**GIVEN REQUEST:**
Copy the lines from the start of the records below through the line containing "const asdSubHigh = [0.33, 0.319, 0.324, 0.322, 0.311, 0.321];", both included, and leave out the pictures.
── SUPPLIED RECORDS
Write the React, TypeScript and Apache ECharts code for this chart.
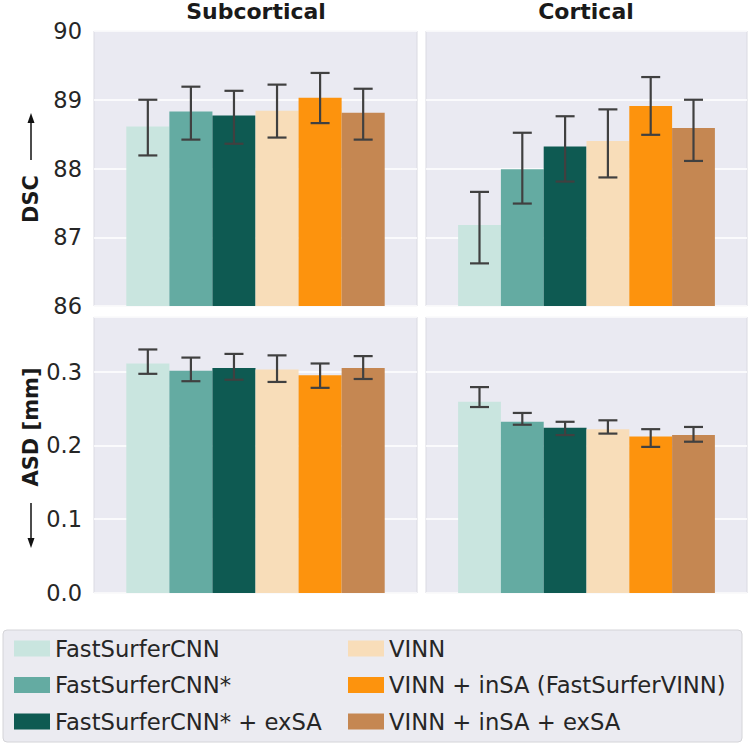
import React, { useEffect, useRef } from 'react';
import * as echarts from 'echarts';

const methods = [
  'FastSurferCNN',
  'FastSurferCNN*',
  'FastSurferCNN* + exSA',
  'VINN',
  'VINN + inSA (FastSurferVINN)',
  'VINN + inSA + exSA',
];
const colors = ['#c9e5df', '#64aba2', '#0e5a52', '#f8ddb9', '#fd930d', '#c58752'];

const columnTitles = ['Subcortical', 'Cortical'];

const dscSubMean = [88.61, 88.83, 88.77, 88.84, 89.03, 88.81];
const dscSubLow = [88.19, 88.42, 88.36, 88.45, 88.66, 88.42];
const dscSubHigh = [89.0, 89.19, 89.13, 89.22, 89.39, 89.16];

const dscCortMean = [87.18, 87.99, 88.32, 88.4, 88.91, 88.59];
const dscCortLow = [86.62, 87.49, 87.81, 87.87, 88.49, 88.11];
const dscCortHigh = [87.66, 88.52, 88.76, 88.86, 89.33, 89.0];

const asdSubMean = [0.311, 0.301, 0.305, 0.303, 0.295, 0.305];
const asdSubLow = [0.297, 0.287, 0.289, 0.286, 0.278, 0.29];
const asdSubHigh = [0.33, 0.319, 0.324, 0.322, 0.311, 0.321];

const asdCortMean = [0.259, 0.232, 0.224, 0.222, 0.212, 0.214];
const asdCortLow = [0.252, 0.228, 0.214, 0.216, 0.198, 0.205];
const asdCortHigh = [0.279, 0.244, 0.232, 0.234, 0.222, 0.225];

const panels = [
  { mean: dscSubMean, low: dscSubLow, high: dscSubHigh },
  { mean: dscCortMean, low: dscCortLow, high: dscCortHigh },
  { mean: asdSubMean, low: asdSubLow, high: asdSubHigh },
  { mean: asdCortMean, low: asdCortLow, high: asdCortHigh },
];

export default function App() {
  const ref = useRef<HTMLDivElement>(null);
  useEffect(() => {
    const chart = echarts.init(ref.current!, null, { renderer: 'svg' });
    const font = 'DejaVu Sans';
    const gridsPos = [
      { left: 94, top: 31, width: 323, height: 275 },
      { left: 426, top: 31, width: 321, height: 275 },
      { left: 94, top: 317, width: 323, height: 276 },
      { left: 426, top: 317, width: 321, height: 276 },
    ];
    const grid = gridsPos.map((g) => ({
      ...g,
      show: true,
      backgroundColor: '#eaeaf2',
      borderColor: '#dadae2',
      borderWidth: 1,
    }));
    const xAxis = gridsPos.map((_, i) => ({
      type: 'category',
      gridIndex: i,
      data: ['all'],
      axisLine: { show: false },
      axisTick: { show: false },
      axisLabel: { show: false },
      splitLine: { show: false },
    }));
    const yAxis = gridsPos.map((_, i) => {
      const dsc = i < 2;
      return {
        type: 'value',
        gridIndex: i,
        min: dsc ? 86 : 0,
        max: dsc ? 90 : 0.374,
        interval: dsc ? 1 : 0.1,
        axisLine: { show: false },
        axisTick: { show: false },
        axisLabel: {
          show: i % 2 === 0,
          showMaxLabel: dsc,
          fontSize: 22.5,
          fontFamily: font,
          color: '#262626',
          margin: 12,
          formatter: (v: number) => (dsc ? String(Math.round(v)) : v.toFixed(1)),
        },
        splitLine: { show: true, lineStyle: { color: '#ffffff', width: 1.6 } },
      };
    });

    const series: any[] = [];
    panels.forEach((p, gi) => {
      methods.forEach((m, mi) => {
        series.push({
          type: 'bar',
          name: m,
          xAxisIndex: gi,
          yAxisIndex: gi,
          data: [p.mean[mi]],
          barGap: '0%',
          barCategoryGap: '20%',
          itemStyle: { color: colors[mi] },
          silent: true,
        });
      });
      series.push({
        type: 'custom',
        xAxisIndex: gi,
        yAxisIndex: gi,
        z: 5,
        silent: true,
        data: methods.map((_, mi) => [0, p.low[mi], p.high[mi], mi]),
        renderItem: (params: any, api: any) => {
          const idx = api.value(3);
          const lo = api.coord([0, api.value(1)]);
          const hi = api.coord([0, api.value(2)]);
          const band = api.size([1, 0])[0];
          const bw = (band * 0.8) / 6;
          const cx = lo[0] + (idx - 2.5) * bw;
          const hw = 9.5;
          const style = { stroke: '#404040', lineWidth: 2.2 };
          return {
            type: 'group',
            children: [
              { type: 'line', shape: { x1: cx, y1: lo[1], x2: cx, y2: hi[1] }, style },
              { type: 'line', shape: { x1: cx - hw, y1: lo[1], x2: cx + hw, y2: lo[1] }, style },
              { type: 'line', shape: { x1: cx - hw, y1: hi[1], x2: cx + hw, y2: hi[1] }, style },
            ],
          };
        },
      });
    });

    const legendCommon = {
      orient: 'vertical',
      top: 637,
      itemWidth: 36,
      itemHeight: 16,
      itemGap: 13.5,
      padding: 0,
      icon: 'rect',
      selectedMode: false,
      textStyle: { fontSize: 22.7, fontFamily: font, color: '#262626' },
    };

    const titleFont = `bold 22px "${font}"`;
    const labelFont = `bold 21px "${font}"`;

    chart.setOption({
      animation: false,
      grid,
      xAxis,
      yAxis,
      series,
      legend: [
        { ...legendCommon, left: 14, data: methods.slice(0, 3) },
        { ...legendCommon, left: 348, data: methods.slice(3) },
      ],
      graphic: [
        {
          type: 'rect',
          z: -1,
          shape: { x: 3, y: 630, width: 739, height: 112, r: 4 },
          style: { fill: '#ebebf1', stroke: '#d4d4d8', lineWidth: 1 },
        },
        {
          type: 'text',
          x: 256,
          y: 11,
          style: { text: columnTitles[0], font: titleFont, fill: '#1a1a1a', align: 'center', verticalAlign: 'middle' },
        },
        {
          type: 'text',
          x: 586,
          y: 11,
          style: { text: columnTitles[1], font: titleFont, fill: '#1a1a1a', align: 'center', verticalAlign: 'middle' },
        },
        {
          type: 'text',
          x: 31,
          y: 199,
          rotation: Math.PI / 2,
          style: { text: 'DSC', font: labelFont, fill: '#1a1a1a', align: 'center', verticalAlign: 'middle' },
        },
        { type: 'line', shape: { x1: 31, y1: 160, x2: 31, y2: 121 }, style: { stroke: '#111', lineWidth: 1.5 } },
        {
          type: 'polygon',
          shape: { points: [[31, 113], [27.5, 123], [34.5, 123]] },
          style: { fill: '#111' },
        },
        {
          type: 'text',
          x: 31,
          y: 427,
          rotation: Math.PI / 2,
          style: { text: 'ASD [mm]', font: labelFont, fill: '#1a1a1a', align: 'center', verticalAlign: 'middle' },
        },
        { type: 'line', shape: { x1: 31, y1: 503, x2: 31, y2: 540 }, style: { stroke: '#111', lineWidth: 1.5 } },
        {
          type: 'polygon',
          shape: { points: [[31, 548], [27.5, 538], [34.5, 538]] },
          style: { fill: '#111' },
        },
      ],
    });
    return () => chart.dispose();
  }, []);
  return <div ref={ref} style={{ position: 'absolute', left: 0, top: 0, width: 750, height: 746 }} />;
}
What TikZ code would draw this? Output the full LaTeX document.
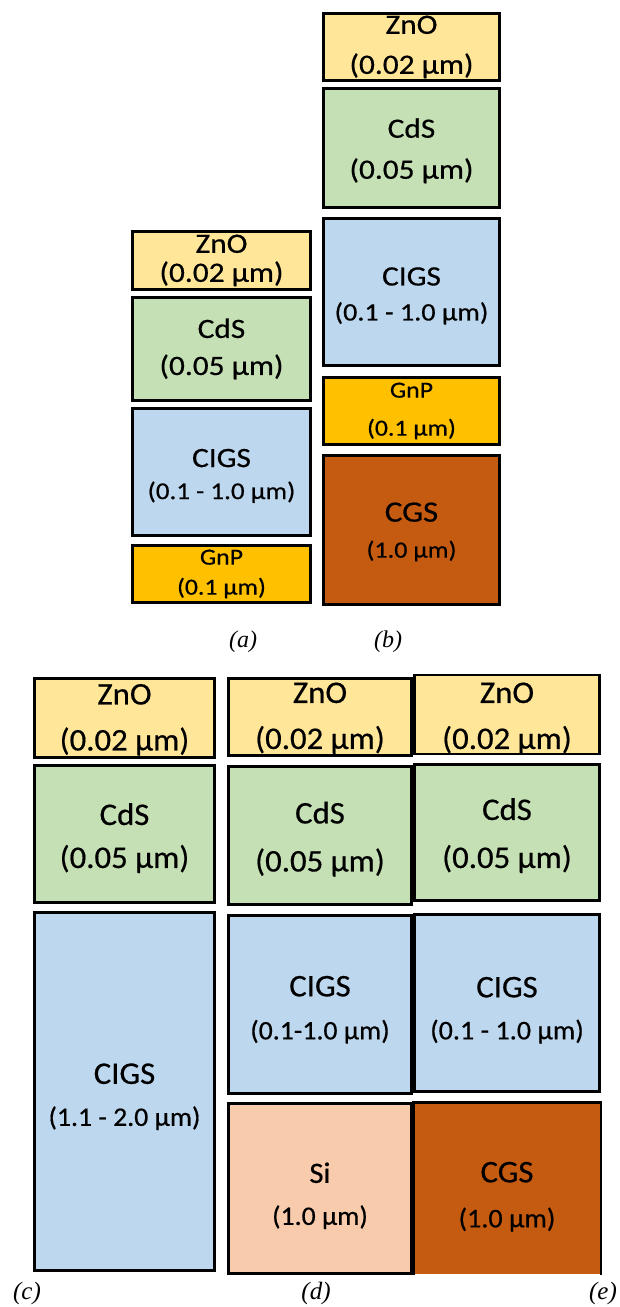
\documentclass[tikz,border=0pt]{standalone}
\usepackage{fontspec}
\setmainfont{Liberation Serif}
\newfontfamily\topsans[FakeStretch=1.12, FakeBold=0.5]{Carlito}
\newfontfamily\botsans[FakeStretch=1.04, FakeBold=0.5]{Carlito}
\newfontfamily\capfont{Liberation Serif}

% layer colours
\definecolor{znoC}{HTML}{FFE699}
\definecolor{cdsC}{HTML}{C5E0B4}
\definecolor{cigsC}{HTML}{BDD7EE}
\definecolor{gnpC}{HTML}{FFC000}
\definecolor{cgsC}{HTML}{C55A11}
\definecolor{siC}{HTML}{F8CBAD}

\tikzset{
  layer/.style={draw=black, line width=2.6pt, inner sep=0pt, align=center, text=black},
  zno/.style={layer, fill=znoC},
  cds/.style={layer, fill=cdsC},
  cigs/.style={layer, fill=cigsC},
  gnp/.style={layer, fill=gnpC},
  cgs/.style={layer, fill=cgsC},
  si/.style={layer, fill=siC},
  dims/.style 2 args={minimum width=#1pt, minimum height=#2pt},
  topf/.style 2 args={font=\topsans\fontsize{#1}{#2}\selectfont},
  botf/.style 2 args={font=\botsans\fontsize{#1}{#2}\selectfont},
  caption/.style={font=\capfont\itshape\fontsize{#1}{#1}\selectfont, inner sep=0pt},
}
% smaller second line, and a strut that lowers a label block
\newcommand\sz[1]{\fontsize{#1}{\baselineskip}\selectfont}
\newcommand\lowr[1]{\rule{0pt}{#1pt}}

\begin{document}
\begin{tikzpicture}[x=1pt, y=-1pt]
\useasboundingbox (0,0) rectangle (619,1307);

% ---- stack (a)
\node[zno, dims={178}{58}, topf={28}{29}] (aZnO) at (221.5,260.5) {ZnO\\(0.02 µm)};
\node[cds, dims={178}{103}, topf={28}{37}] (aCdS) at (221.5,349) {CdS\\(0.05 µm)};
\node[cigs, dims={178}{127}, topf={28}{32}] (aCIGS) at (221.5,472) {\lowr{26}CIGS\\{\sz{24.1}(0.1 - 1.0 µm)}};
\node[gnp, dims={178}{57}, topf={23}{30}] (aGnP) at (221.5,574) {GnP\\(0.1 µm)};

% ---- stack (b)
\node[zno, dims={176}{67}, topf={28}{40}] (bZnO) at (411.5,47) {ZnO\\(0.02 µm)};
\node[cds, dims={176}{119}, topf={28}{41}] (bCdS) at (411.5,148) {\lowr{25}CdS\\(0.05 µm)};
\node[cigs, dims={176}{147}, topf={28}{35}] (bCIGS) at (411.5,292) {\lowr{26}CIGS\\{\sz{25.1}(0.1 - 1.0 µm)}};
\node[gnp, dims={176}{67}, topf={23}{38}] (bGnP) at (411.5,411) {GnP\\(0.1 µm)};
\node[cgs, dims={176}{149}, topf={29.5}{36}] (bCGS) at (411.5,530) {\lowr{23}CGS\\{\sz{23.3}(1.0 µm)}};

\node[caption=24] (capA) at (243,642) {(a)};
\node[caption=24] (capB) at (388,642) {(b)};

% ---- stack (c)
\node[zno, dims={180}{79}, botf={31.5}{46}] (cZnO) at (124.5,718) {\lowr{24}ZnO\\(0.02 µm)};
\node[cds, dims={180}{137}, botf={31.5}{43}] (cCdS) at (124.5,834) {\lowr{30}CdS\\(0.05 µm)};
\node[cigs, dims={180}{358}, botf={31.5}{42}] (cCIGS) at (124.5,1091.5) {\lowr{31}CIGS\\{\sz{26.7}(1.1 - 2.0 µm)}};

% ---- stack (d)
\node[zno, dims={183}{77}, botf={31.5}{46}] (dZnO) at (320,717) {\lowr{23}ZnO\\(0.02 µm)};
\node[cds, dims={183}{138}, botf={31.5}{48}] (dCdS) at (320,835.5) {\lowr{29}CdS\\(0.05 µm)};
\node[cigs, dims={183}{178}, botf={31.5}{43}] (dCIGS) at (320,1004.5) {\lowr{31}CIGS\\{\sz{26.7}(0.1-1.0 µm)}};
\node[si, dims={183}{170}, botf={29.5}{42}] (dSi) at (320,1188.5) {\lowr{35}Si\\{\sz{26.7}(1.0 µm)}};

% ---- stack (e)
\node[zno, dims={185}{78}, botf={31.5}{46}] (eZnO) at (507,714.5) {\lowr{28}ZnO\\(0.02 µm)};
\node[cds, dims={185}{136}, botf={31.5}{48}] (eCdS) at (507,832.5) {\lowr{28}CdS\\(0.05 µm)};
\node[cigs, dims={185}{177}, botf={31.5}{42}] (eCIGS) at (507,1003) {\lowr{35}CIGS\\{\sz{27}(0.1 - 1.0 µm)}};
\node[cgs, draw=none, dims={185}{170}, botf={31.5}{45}] (eCGS) at (507,1188.5) {\lowr{37}CGS\\{\sz{27}(1.0 µm)}};
\draw[line width=2.6pt] (eCGS.south west) -- (eCGS.north west) -- (eCGS.north east) -- (eCGS.south east);

\node[caption=25] (capC) at (27,1293) {(c)};
\node[caption=25] (capD) at (316,1293) {(d)};
\node[caption=25] (capE) at (603,1293) {(e)};
\end{tikzpicture}
\end{document}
────
**TASK OUTPUT:**
Write the React, TypeScript and Apache ECharts code for this chart.
import React, { useEffect, useRef } from 'react';
import * as echarts from 'echarts';

const methods = [
  'FastSurferCNN',
  'FastSurferCNN*',
  'FastSurferCNN* + exSA',
  'VINN',
  'VINN + inSA (FastSurferVINN)',
  'VINN + inSA + exSA',
];
const colors = ['#c9e5df', '#64aba2', '#0e5a52', '#f8ddb9', '#fd930d', '#c58752'];

const columnTitles = ['Subcortical', 'Cortical'];

const dscSubMean = [88.61, 88.83, 88.77, 88.84, 89.03, 88.81];
const dscSubLow = [88.19, 88.42, 88.36, 88.45, 88.66, 88.42];
const dscSubHigh = [89.0, 89.19, 89.13, 89.22, 89.39, 89.16];

const dscCortMean = [87.18, 87.99, 88.32, 88.4, 88.91, 88.59];
const dscCortLow = [86.62, 87.49, 87.81, 87.87, 88.49, 88.11];
const dscCortHigh = [87.66, 88.52, 88.76, 88.86, 89.33, 89.0];

const asdSubMean = [0.311, 0.301, 0.305, 0.303, 0.295, 0.305];
const asdSubLow = [0.297, 0.287, 0.289, 0.286, 0.278, 0.29];
const asdSubHigh = [0.33, 0.319, 0.324, 0.322, 0.311, 0.321];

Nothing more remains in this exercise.